(Code that draws figures)
+--

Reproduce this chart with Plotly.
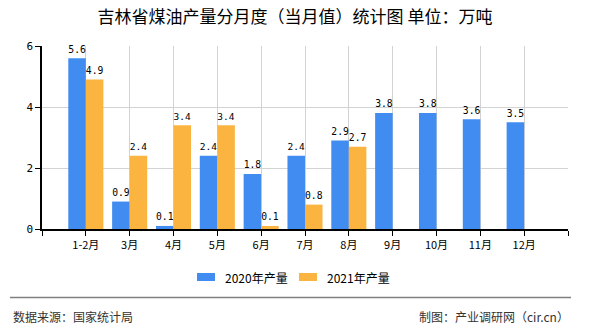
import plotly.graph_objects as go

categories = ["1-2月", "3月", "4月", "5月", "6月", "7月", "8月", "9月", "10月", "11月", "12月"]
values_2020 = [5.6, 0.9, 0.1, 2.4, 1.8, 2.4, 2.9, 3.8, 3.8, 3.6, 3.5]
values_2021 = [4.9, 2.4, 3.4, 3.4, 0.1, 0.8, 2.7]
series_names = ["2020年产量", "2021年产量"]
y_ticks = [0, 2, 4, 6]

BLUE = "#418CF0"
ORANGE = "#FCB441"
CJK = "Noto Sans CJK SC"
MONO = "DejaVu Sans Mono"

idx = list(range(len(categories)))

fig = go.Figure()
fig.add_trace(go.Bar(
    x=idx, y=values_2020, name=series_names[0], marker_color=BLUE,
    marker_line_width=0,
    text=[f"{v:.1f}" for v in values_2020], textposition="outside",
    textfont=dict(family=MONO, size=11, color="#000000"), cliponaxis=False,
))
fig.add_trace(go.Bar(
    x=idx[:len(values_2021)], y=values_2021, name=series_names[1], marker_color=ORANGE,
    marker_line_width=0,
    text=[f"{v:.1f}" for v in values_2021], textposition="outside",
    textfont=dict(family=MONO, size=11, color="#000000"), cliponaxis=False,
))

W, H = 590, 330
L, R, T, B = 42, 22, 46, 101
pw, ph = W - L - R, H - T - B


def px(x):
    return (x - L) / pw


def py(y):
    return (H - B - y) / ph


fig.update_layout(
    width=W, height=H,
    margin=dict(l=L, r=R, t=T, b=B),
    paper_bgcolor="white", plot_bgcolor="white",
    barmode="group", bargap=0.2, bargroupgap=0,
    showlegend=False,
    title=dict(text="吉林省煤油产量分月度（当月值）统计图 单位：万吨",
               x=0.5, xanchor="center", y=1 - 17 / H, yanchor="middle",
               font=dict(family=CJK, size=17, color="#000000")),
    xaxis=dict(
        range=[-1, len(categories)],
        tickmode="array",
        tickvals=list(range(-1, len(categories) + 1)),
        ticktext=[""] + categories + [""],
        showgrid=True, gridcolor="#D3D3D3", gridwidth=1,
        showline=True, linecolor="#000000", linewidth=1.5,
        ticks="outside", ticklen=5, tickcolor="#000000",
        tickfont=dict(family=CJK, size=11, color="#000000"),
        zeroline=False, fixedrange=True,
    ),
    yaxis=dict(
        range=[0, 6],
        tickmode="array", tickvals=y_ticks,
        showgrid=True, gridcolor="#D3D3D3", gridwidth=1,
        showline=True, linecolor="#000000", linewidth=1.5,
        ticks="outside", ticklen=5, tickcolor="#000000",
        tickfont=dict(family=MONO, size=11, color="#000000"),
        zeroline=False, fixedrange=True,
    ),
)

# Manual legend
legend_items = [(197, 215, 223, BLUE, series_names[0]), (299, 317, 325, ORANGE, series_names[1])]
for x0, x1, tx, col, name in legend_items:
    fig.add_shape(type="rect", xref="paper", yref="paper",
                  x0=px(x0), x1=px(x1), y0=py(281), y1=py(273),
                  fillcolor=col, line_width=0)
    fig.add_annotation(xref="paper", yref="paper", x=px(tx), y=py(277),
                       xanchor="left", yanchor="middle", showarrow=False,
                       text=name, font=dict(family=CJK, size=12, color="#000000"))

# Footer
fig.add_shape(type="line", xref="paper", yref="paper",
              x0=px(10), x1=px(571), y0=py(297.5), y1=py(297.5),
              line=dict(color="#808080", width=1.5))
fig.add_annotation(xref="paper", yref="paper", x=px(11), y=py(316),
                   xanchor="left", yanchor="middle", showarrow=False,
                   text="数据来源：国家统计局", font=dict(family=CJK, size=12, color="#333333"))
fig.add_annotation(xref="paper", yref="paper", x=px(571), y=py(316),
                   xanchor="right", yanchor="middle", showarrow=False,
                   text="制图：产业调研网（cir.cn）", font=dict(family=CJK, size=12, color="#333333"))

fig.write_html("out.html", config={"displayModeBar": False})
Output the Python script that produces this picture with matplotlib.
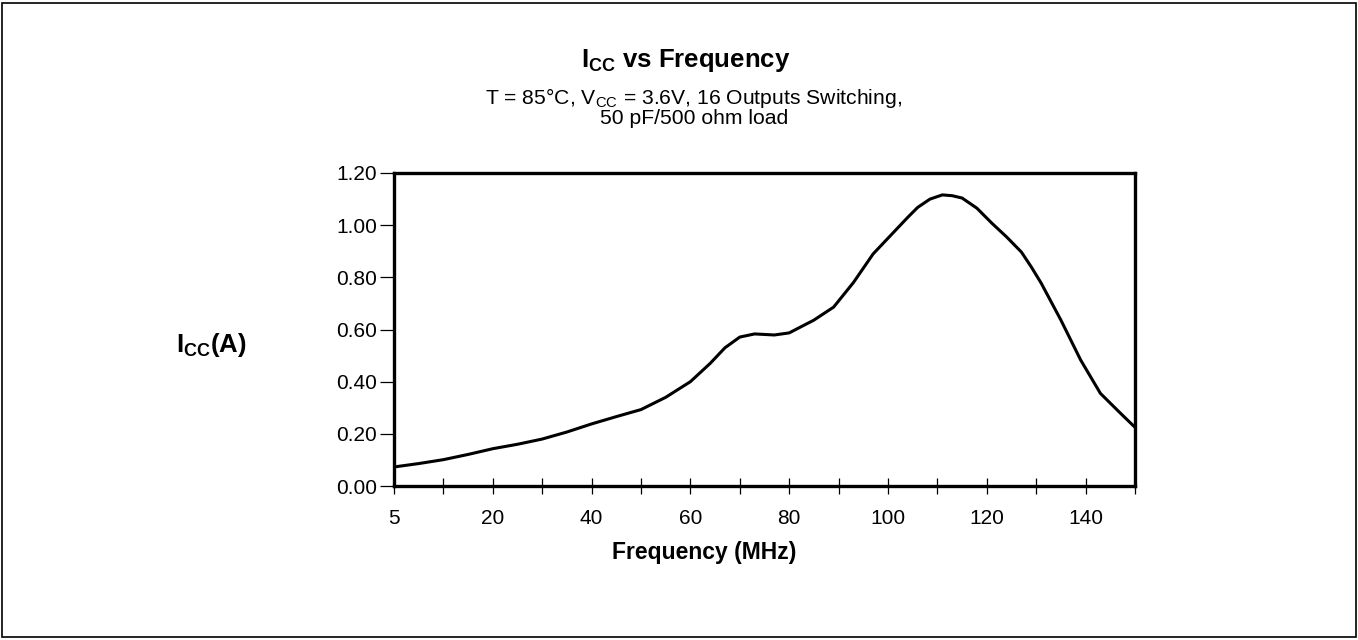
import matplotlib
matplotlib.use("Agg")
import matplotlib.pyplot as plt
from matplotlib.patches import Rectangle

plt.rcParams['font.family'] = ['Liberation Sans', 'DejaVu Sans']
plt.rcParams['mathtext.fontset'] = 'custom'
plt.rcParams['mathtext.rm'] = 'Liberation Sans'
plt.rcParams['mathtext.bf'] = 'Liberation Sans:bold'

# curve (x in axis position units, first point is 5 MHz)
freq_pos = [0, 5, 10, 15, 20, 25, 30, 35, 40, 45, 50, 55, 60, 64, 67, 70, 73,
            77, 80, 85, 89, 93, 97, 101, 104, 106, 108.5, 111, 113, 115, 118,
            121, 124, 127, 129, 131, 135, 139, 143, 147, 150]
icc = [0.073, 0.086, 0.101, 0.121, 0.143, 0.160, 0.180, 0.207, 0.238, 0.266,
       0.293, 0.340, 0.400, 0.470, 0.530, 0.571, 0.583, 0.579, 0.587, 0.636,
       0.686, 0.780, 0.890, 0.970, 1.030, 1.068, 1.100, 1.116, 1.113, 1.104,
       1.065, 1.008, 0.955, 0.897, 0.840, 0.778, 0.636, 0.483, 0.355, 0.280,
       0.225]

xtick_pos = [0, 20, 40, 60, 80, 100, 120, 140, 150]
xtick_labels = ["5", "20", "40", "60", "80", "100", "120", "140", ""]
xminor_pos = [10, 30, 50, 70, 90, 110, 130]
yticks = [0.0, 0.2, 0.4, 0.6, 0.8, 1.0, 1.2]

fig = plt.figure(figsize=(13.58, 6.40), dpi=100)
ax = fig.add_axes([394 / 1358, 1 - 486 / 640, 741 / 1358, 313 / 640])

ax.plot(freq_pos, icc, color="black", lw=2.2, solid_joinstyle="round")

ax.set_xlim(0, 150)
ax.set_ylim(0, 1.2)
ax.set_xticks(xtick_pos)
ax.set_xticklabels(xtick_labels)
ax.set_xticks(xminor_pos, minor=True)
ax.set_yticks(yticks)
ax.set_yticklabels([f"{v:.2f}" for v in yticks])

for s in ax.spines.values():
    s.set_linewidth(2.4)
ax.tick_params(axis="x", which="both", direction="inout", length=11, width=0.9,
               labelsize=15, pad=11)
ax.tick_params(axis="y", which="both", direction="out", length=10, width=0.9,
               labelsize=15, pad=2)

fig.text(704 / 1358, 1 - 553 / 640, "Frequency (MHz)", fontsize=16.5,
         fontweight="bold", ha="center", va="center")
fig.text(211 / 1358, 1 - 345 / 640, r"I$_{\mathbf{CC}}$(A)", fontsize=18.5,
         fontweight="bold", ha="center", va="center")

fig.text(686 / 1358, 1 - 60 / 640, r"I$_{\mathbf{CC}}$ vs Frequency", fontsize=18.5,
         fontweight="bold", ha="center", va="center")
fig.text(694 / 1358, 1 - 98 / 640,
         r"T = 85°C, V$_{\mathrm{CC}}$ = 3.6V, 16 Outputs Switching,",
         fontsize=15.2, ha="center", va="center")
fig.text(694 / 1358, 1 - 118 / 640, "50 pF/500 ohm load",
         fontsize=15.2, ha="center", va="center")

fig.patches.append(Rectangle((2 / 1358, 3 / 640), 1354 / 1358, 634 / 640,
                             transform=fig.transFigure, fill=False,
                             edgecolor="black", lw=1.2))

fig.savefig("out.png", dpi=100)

+--

_What you will do_
Nothing but the lines from the one containing "Output the Python" through the one containing "plt.rcParams['mathtext.bf'] = 'Liberation" should be written out, exactly and with both ends. Pictures are left out.

_Correct answer_
Output the Python script that produces this picture with matplotlib.
import matplotlib
matplotlib.use("Agg")
import matplotlib.pyplot as plt
from matplotlib.patches import Rectangle

plt.rcParams['font.family'] = ['Liberation Sans', 'DejaVu Sans']
plt.rcParams['mathtext.fontset'] = 'custom'
plt.rcParams['mathtext.rm'] = 'Liberation Sans'
plt.rcParams['mathtext.bf'] = 'Liberation Sans:bold'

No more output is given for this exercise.